The source of the discomfort was this question: Is it okay to want something, but still be okay not having it?
The thing in question I want is a relationship. A partner. More love. I am okay without it, I know this without question. My life is good, my happiness originates from inside me, and I know I will be fine if I don’t find anyone in this lifetime. But that knowledge doesn’t stop me from wanting it. And in my weaker moments, absolutely longing for it. The friends of mine who are in happy, successful relationships often quote the same piece of wisdom to me. They say, “I only found love when I stopped looking for it.” They stopped looking for it, they were okay without it, but at their core, did they stop wanting it?

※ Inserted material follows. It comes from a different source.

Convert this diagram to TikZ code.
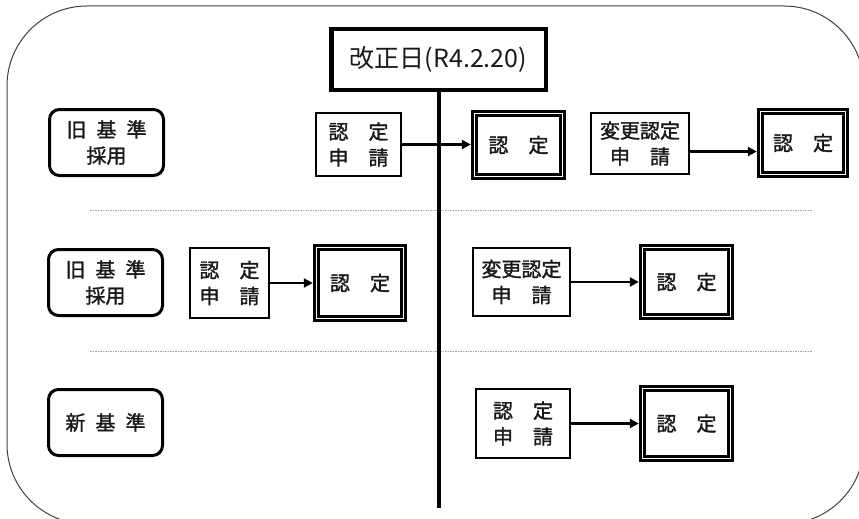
\documentclass[tikz,border=0pt]{standalone}
\usepackage{fontspec}
\newfontfamily\jp[FakeBold=1.5]{Noto Sans CJK JP}
\newfontfamily\jphead{Noto Sans CJK JP}
\usetikzlibrary{arrows.meta,calc}
\begin{document}
\begin{tikzpicture}[x=1pt,y=-1pt,
 every node/.style={font=\jp\fontsize{20}{26}\selectfont, text=black!90, align=center, inner sep=0pt},
 lbl/.style={draw, line width=3pt, rounded corners=10pt, minimum width=114pt, minimum height=66pt},
 sbox/.style={draw, line width=2.3pt},
 dbox/.style={draw, double, line width=2.4pt, double distance=1.8pt},
 hbox/.style={draw, line width=4.5pt, font=\jphead\fontsize{25}{29}\selectfont},
 arr/.style={line width=2.5pt, -{Triangle[length=9pt,width=9pt]}, shorten >=2.5pt},
 sep/.style={gray!70, line width=0.8pt, dash pattern=on 1.5pt off 1pt},
 frame/.style={draw=black!75, line width=1pt, rounded corners=80pt}]
\useasboundingbox (0,0) rectangle (859,519);
\begin{scope}
\clip (0,0) rectangle (859,519);
\draw[frame] (7,6) rectangle (864,524);
\end{scope}

% separators
\coordinate (s1a) at (90,210); \coordinate (s1b) at (812,210);
\coordinate (s2a) at (90,351); \coordinate (s2b) at (812,351);
\draw[sep] (s1a) -- (s1b);
\draw[sep] (s2a) -- (s2b);

% header and time line
\node[hbox, minimum width=214.5pt, minimum height=60.5pt] (hdr) at (438.5,59.5) {改正日(R4.2.20)};
\coordinate (vend) at (438,508);
\draw[line width=4pt] (hdr.south) -- (hdr.south |- vend);

% row labels
\node[lbl] (L1) at (106.5,142.5) {旧\hspace{0.5em}基\hspace{0.5em}準\\採用};
\node[lbl] (L2) at (105.5,282.5) {旧\hspace{0.5em}基\hspace{0.5em}準\\採用};
\node[lbl] (L3) at (105.5,422.5) {新\hspace{0.5em}基\hspace{0.5em}準};

% row 1
\node[sbox, minimum width=85pt, minimum height=63pt] (A1) at (358.5,144.5) {認　定\\申　請};
\node[dbox, minimum width=88pt, minimum height=63pt] (D1) at (518.5,145) {認　定};
\node[sbox, minimum width=98pt, minimum height=61pt] (B1) at (640,143.5) {変更認定\\申　請};
\node[dbox, minimum width=85pt, minimum height=63pt] (E1) at (803,143) {認　定};
\draw[arr] (A1.east) -- (A1.east -| D1.west);
\path ([yshift=-8pt]B1.east) coordinate (b1o);
\draw[arr] (b1o) -- (b1o -| E1.west);

% row 2
\node[sbox, minimum width=79pt, minimum height=70pt] (A2) at (229.5,283) {認　定\\申　請};
\node[dbox, minimum width=87pt, minimum height=71pt] (D2) at (360,283) {認　定};
\node[sbox, minimum width=97pt, minimum height=68pt] (B2) at (521.5,282) {変更認定\\申　請};
\node[dbox, minimum width=88pt, minimum height=69pt] (E2) at (686.5,282) {認　定};
\draw[arr] (A2.east) -- (A2.east -| D2.west);
\draw[arr] (B2.east) -- (B2.east -| E2.west);

% row 3
\node[sbox, minimum width=94pt, minimum height=69pt] (A3) at (523,423.5) {認　定\\申　請};
\node[dbox, minimum width=88pt, minimum height=70pt] (D3) at (686.5,423.5) {認　定};
\draw[arr] (A3.east) -- (A3.east -| D3.west);
\end{tikzpicture}
\end{document}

Last New Year’s Eve, I went out with a group of friends. The evening was mostly unplanned, we declared we were “going to have fun” and set out into the night. By some fluke, we ended up on a roofdeck in Old City in time for fireworks and the countdown to midnight. Tracie, one of the women who was out with us that night, had recently given up dating. She proclaimed that she was done with men, especially tortured artists and musicians, and was really okay being alone. As a caveat, an aside to the universe, she ended her statement by mentioning that if there was someone out there for her, she’d like him to be a CPA. That night, on the roofdeck, Bob walked up to Tracie. He was a CPA. They recently bought a house together, a year after they unexpectedly met on that roof.
After discussion with friends, my parents and strangers at restaurants, I’ve come to the conclusion that wanting something, but being okay without it, is an acceptable place to be. That being okay does not dissolve the wanting. And that the process of wanting makes the getting more valuable.